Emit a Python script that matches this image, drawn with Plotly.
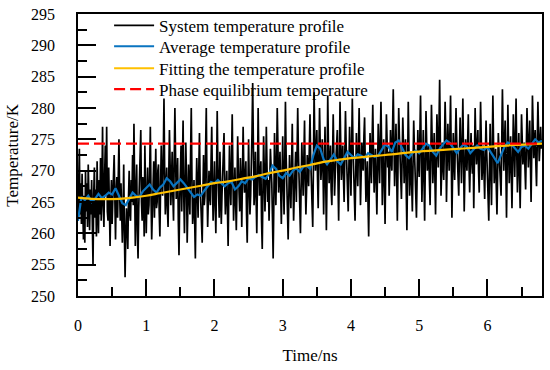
import plotly.graph_objects as go

# ---- data ----
dt_system = 0.01  # ns between samples of the system temperature
system_temp = [
    262.0, 266.5, 273.5, 263.0, 268.0, 261.5, 269.5, 264.0, 259.0, 266.0, 258.5, 270.0, 263.5, 268.0, 261.0, 271.0, 265.5, 260.5, 267.0, 263.0,
    268.5, 261.0, 255.0, 266.0, 270.5, 262.5, 267.0, 259.5, 271.5, 264.0, 260.0, 268.5, 263.0, 272.0, 262.0, 266.5, 277.0, 264.5, 261.0, 269.0,
    274.0, 266.0, 277.0, 263.5, 262.0, 270.5, 266.0, 258.0, 264.5, 268.5, 261.5, 264.0, 269.0, 272.5, 265.0, 259.0, 266.5, 269.0, 262.5, 267.5,
    275.0, 266.5, 262.0, 268.0, 264.0, 258.5, 263.5, 271.0, 260.0, 253.0, 259.5, 264.0, 261.0, 257.5, 265.5, 270.0, 263.0, 262.0, 268.5, 265.0,
    272.5, 264.5, 277.5, 262.0, 258.0, 266.5, 271.0, 260.5, 256.0, 264.0, 268.0, 272.0, 276.5, 265.0, 262.0, 269.0, 266.5, 259.5, 274.0, 267.0,
    260.0, 265.5, 270.5, 263.0, 264.5, 269.5, 277.0, 266.0, 259.0, 263.5, 268.0, 271.5, 262.5, 267.0, 273.5, 264.0, 265.0, 270.0, 271.0, 263.5,
    259.5, 267.0, 274.0, 268.5, 266.0, 272.0, 281.5, 270.0, 263.0, 266.5, 270.5, 264.0, 261.0, 269.0, 276.5, 271.0, 264.5, 268.0, 273.0, 266.0,
    262.0, 271.5, 280.0, 272.0, 265.5, 268.0, 272.0, 262.0, 256.5, 265.0, 270.0, 274.0, 263.5, 268.5, 278.0, 266.0, 260.0, 267.5, 274.5, 269.0,
    258.5, 264.0, 271.0, 266.5, 263.0, 272.5, 280.0, 269.0, 261.5, 264.0, 268.5, 262.0, 256.0, 265.5, 272.0, 267.0, 262.5, 270.0, 276.0, 268.0,
    264.0, 261.0, 258.5, 266.0, 272.5, 264.5, 266.0, 273.5, 280.0, 268.0, 261.0, 265.5, 270.0, 266.0, 264.5, 271.5, 277.0, 268.5, 262.0, 266.0,
    271.5, 265.0, 260.0, 268.5, 279.5, 271.0, 265.0, 262.5, 273.0, 267.5, 261.5, 266.0, 268.5, 272.5, 276.0, 268.0, 263.0, 266.5, 270.0, 264.0,
    258.0, 266.5, 274.0, 268.0, 264.5, 271.5, 279.0, 269.5, 262.0, 266.0, 270.5, 265.0, 260.5, 267.0, 275.5, 270.0, 266.0, 263.5, 272.0, 268.5,
    261.0, 268.5, 277.0, 270.0, 266.5, 269.0, 271.5, 263.0, 258.5, 266.5, 275.0, 268.0, 263.0, 266.0, 269.5, 276.0, 284.0, 272.0, 264.5, 267.0,
    273.0, 266.0, 260.0, 268.5, 280.0, 271.5, 266.0, 269.0, 271.5, 262.0, 257.5, 266.5, 275.5, 270.0, 263.5, 268.0, 277.0, 270.5, 265.0, 268.5,
    262.0, 268.0, 273.5, 270.5, 268.0, 262.5, 256.0, 265.0, 276.0, 270.0, 264.5, 271.0, 280.0, 274.0, 266.5, 269.0, 273.0, 267.0, 261.5, 268.5,
    275.5, 268.0, 263.0, 271.0, 281.0, 272.5, 266.0, 262.5, 259.0, 266.0, 272.5, 268.0, 264.0, 270.5, 277.5, 269.0, 262.0, 266.5, 270.5, 273.0,
    265.0, 271.5, 280.0, 273.0, 268.5, 264.0, 260.0, 267.5, 274.5, 270.0, 266.0, 272.0, 278.0, 268.5, 263.0, 267.0, 272.5, 270.0, 267.5, 273.5,
    279.0, 272.0, 268.0, 264.0, 261.0, 270.5, 282.5, 275.0, 270.0, 273.0, 276.5, 269.0, 264.0, 272.0, 280.0, 274.0, 268.5, 271.0, 275.0, 270.5,
    263.0, 270.0, 277.0, 268.5, 260.5, 269.0, 282.0, 274.0, 268.0, 271.0, 274.0, 267.0, 264.5, 271.5, 279.0, 272.0, 266.0, 269.5, 271.5, 274.5,
    276.5, 268.5, 262.0, 271.0, 281.0, 274.5, 268.5, 271.5, 274.0, 269.0, 265.0, 272.5, 279.5, 274.0, 270.0, 266.0, 263.5, 270.5, 277.0, 272.0,
    266.0, 273.5, 281.5, 274.0, 269.0, 265.5, 262.0, 269.0, 276.0, 271.0, 267.5, 273.5, 280.0, 272.5, 264.5, 269.5, 274.5, 271.0, 270.0, 275.5,
    278.5, 271.0, 265.0, 268.5, 271.5, 265.0, 259.5, 268.0, 276.0, 272.0, 268.0, 274.5, 280.5, 273.0, 266.5, 270.0, 273.5, 268.0, 263.0, 270.5,
    277.5, 272.0, 268.0, 275.0, 281.0, 273.5, 264.5, 270.0, 275.0, 268.0, 261.5, 270.5, 279.0, 274.5, 270.5, 273.0, 266.0, 270.5, 276.5, 272.0,
    270.0, 276.5, 283.0, 275.0, 267.5, 272.0, 277.5, 270.0, 262.0, 271.0, 280.0, 275.5, 271.0, 268.0, 265.5, 272.0, 278.5, 274.0, 268.0, 273.0,
    275.0, 267.0, 260.5, 270.0, 281.0, 273.5, 266.0, 269.5, 273.0, 268.0, 263.5, 271.0, 278.0, 273.5, 268.0, 265.0, 262.5, 269.0, 276.5, 272.0,
    269.0, 275.5, 282.0, 273.0, 265.0, 270.5, 276.5, 269.0, 262.0, 271.0, 279.5, 274.5, 270.0, 272.5, 274.0, 268.5, 264.5, 272.0, 280.5, 275.0,
    268.0, 271.5, 276.0, 269.0, 263.0, 271.0, 279.0, 274.5, 270.5, 277.0, 284.5, 275.0, 266.0, 270.0, 274.5, 271.0, 268.5, 274.0, 281.0, 276.0,
    265.0, 271.0, 277.5, 273.5, 270.0, 276.0, 282.0, 272.5, 262.5, 269.5, 276.0, 271.5, 268.5, 274.5, 280.0, 275.0, 271.5, 269.0, 266.0, 273.0,
    278.5, 273.0, 268.0, 274.0, 281.5, 272.0, 263.5, 269.5, 275.0, 272.5, 270.0, 274.5, 279.0, 271.0, 266.5, 271.5, 276.0, 272.0, 269.5, 274.0,
    264.0, 272.0, 280.0, 274.5, 271.0, 274.0, 276.5, 270.0, 266.5, 273.5, 281.0, 275.0, 268.5, 271.0, 274.0, 269.5, 265.5, 272.5, 278.0, 273.0,
    270.0, 266.0, 262.0, 270.5, 277.5, 270.0, 264.5, 273.0, 282.0, 274.5, 268.0, 271.0, 273.5, 267.5, 263.0, 269.5, 276.0, 273.0, 270.5, 268.0,
    266.0, 274.5, 283.0, 276.0, 270.0, 274.0, 278.0, 270.5, 262.5, 271.0, 280.5, 274.0, 268.0, 272.0, 275.5, 269.5, 264.0, 271.5, 279.0, 274.5,
    269.0, 275.0, 281.5, 273.0, 266.5, 271.0, 276.0, 270.0, 264.0, 271.5, 279.0, 275.0, 271.0, 273.0, 274.5, 270.5, 267.0, 273.5, 280.0, 275.5,
    270.5, 274.0, 278.0, 271.5, 265.0, 273.0, 282.0, 277.0, 272.0, 274.5, 276.5, 271.0, 267.5, 274.0, 281.0, 276.0, 271.5, 274.0, 277.0, 273.5,
    275.0,
]

dt_average = 0.05
average_temp = [
    262.0, 265.8, 265.3, 266.0, 265.0, 265.5, 266.3, 265.6, 266.0, 266.5,
    266.2, 267.2, 266.0, 264.8, 264.5, 265.5, 266.5, 266.0, 265.8, 266.7,
    267.3, 267.8, 267.0, 266.5, 267.3, 267.8, 268.8, 268.3, 267.5, 268.0,
    268.6, 268.0, 267.2, 266.5, 265.8, 266.2, 266.0, 266.8, 267.5, 268.2,
    268.0, 268.5, 268.0, 267.5, 268.0, 268.2, 267.0, 267.5, 268.3, 268.0,
    268.8, 268.6, 269.0, 269.3, 269.0, 268.7, 269.5, 270.8, 270.3, 269.2,
    268.8, 269.6, 269.2, 270.0, 270.4, 269.8, 270.6, 270.8, 270.3, 272.5,
    274.0, 273.5, 271.8, 271.0, 271.8, 272.6, 271.5, 271.0, 272.0, 273.0,
    272.5, 272.0, 272.6, 272.4, 272.0, 272.8, 272.5, 272.2, 272.4, 273.2,
    274.2, 273.8, 273.0, 274.5, 274.8, 273.6, 272.5, 272.0, 272.8, 273.2,
    272.8, 273.5, 274.3, 274.0, 273.0, 272.4, 273.5, 274.2, 274.8, 274.4,
    273.6, 272.8, 273.6, 274.2, 273.8, 272.8, 273.4, 274.0, 273.5, 273.3,
    273.8, 273.0, 272.0, 271.2, 272.5, 273.8, 274.5, 274.2, 273.6, 273.0,
    273.8, 274.0, 273.5, 274.2, 275.0, 274.5, 274.8,
]

dt_fit = 0.2
fit_temp = [
    265.7, 265.5, 265.45, 265.5, 265.7, 266.0, 266.4, 266.8, 267.2, 267.6,
    268.0, 268.3, 268.7, 269.1, 269.6, 270.0, 270.5, 270.9, 271.4, 271.7,
    272.0, 272.2, 272.4, 272.6, 272.85, 273.05, 273.2, 273.35, 273.5, 273.65,
    273.8, 273.95, 274.1, 274.2, 274.3,
]

equilibrium_temp = 274.3
x_range = [0, 6.8]
y_range = [250, 295]
x_ticks = [0, 1, 2, 3, 4, 5, 6]
y_ticks = [250, 255, 260, 265, 270, 275, 280, 285, 290, 295]

series_names = [
    "System temperature profile",
    "Average temperature profile",
    "Fitting the temperature profile",
    "Phase equilibrium temperature",
]
x_title = "Time/ns"
y_title = "Temperature/K"

t_system = [round(i * dt_system, 4) for i in range(len(system_temp))]
t_average = [round(i * dt_average, 4) for i in range(len(average_temp))]
t_fit = [round(i * dt_fit, 4) for i in range(len(fit_temp))]

FONT = "Liberation Serif"

fig = go.Figure()
fig.add_trace(go.Scatter(x=t_system, y=system_temp, mode="lines",
                         line=dict(color="black", width=1.7),
                         name=series_names[0], legend="legend"))
fig.add_trace(go.Scatter(x=t_average, y=average_temp, mode="lines",
                         line=dict(color="#0A74C0", width=2.2),
                         name=series_names[1], legend="legend2"))
fig.add_trace(go.Scatter(x=t_fit, y=fit_temp, mode="lines",
                         line=dict(color="#FFC000", width=2.2, shape="spline"),
                         name=series_names[2], legend="legend3"))
fig.add_trace(go.Scatter(x=x_range, y=[equilibrium_temp, equilibrium_temp],
                         mode="lines",
                         line=dict(color="#FF0000", width=2.2, dash="11px,5px"),
                         name=series_names[3], legend="legend4"))

legend_rows = [0.958, 0.884, 0.806, 0.732]  # paper-y of each legend row
legend_style = dict(x=0.067, xanchor="left", yanchor="middle",
                    bgcolor="rgba(0,0,0,0)", font=dict(size=17, family=FONT),
                    itemwidth=40)

fig.update_layout(
    width=550, height=370,
    margin=dict(l=78, r=8, t=12, b=74),
    paper_bgcolor="white", plot_bgcolor="white",
    font=dict(family=FONT, size=16, color="black"),
    showlegend=True,
    legend=dict(y=legend_rows[0], **legend_style),
    legend2=dict(y=legend_rows[1], **legend_style),
    legend3=dict(y=legend_rows[2], **legend_style),
    legend4=dict(y=legend_rows[3], **legend_style),
    annotations=[dict(text=y_title, xref="paper", yref="paper",
                      x=-0.143, y=0.5, xanchor="center", yanchor="middle",
                      textangle=-90, showarrow=False,
                      font=dict(size=17, family=FONT, color="black"))],
)

fig.update_xaxes(
    range=x_range, showgrid=False, zeroline=False, automargin=False,
    showline=True, linecolor="black", linewidth=1.8, mirror=True,
    ticks="inside", ticklen=17, tickwidth=1.5, tickcolor="black",
    tickvals=x_ticks,
    ticklabelstandoff=14,
    minor=dict(ticks="inside", ticklen=9, tickwidth=1.5, tickcolor="black", dtick=0.5),
    title=dict(text=x_title, font=dict(size=17, family=FONT), standoff=16),
)
fig.update_yaxes(
    range=y_range, showgrid=False, zeroline=False, automargin=False,
    showline=True, linecolor="black", linewidth=1.8, mirror=True,
    ticks="inside", ticklen=18, tickwidth=1.5, tickcolor="black",
    tickvals=y_ticks,
    ticklabelstandoff=18,
    minor=dict(ticks="inside", ticklen=9, tickwidth=1.5, tickcolor="black", dtick=2.5),
)

fig.write_html("out.html", config={"displayModeBar": False},
               post_script="document.body.style.margin='0px';document.body.style.padding='0px';")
+ + + + +
_What the exercise asks_
Give back exactly the lines from the first line of the data through the line with "import plotly.graph_objects as go", pictures excluded.

_Task response_
Emit a Python script that matches this image, drawn with Plotly.
import plotly.graph_objects as go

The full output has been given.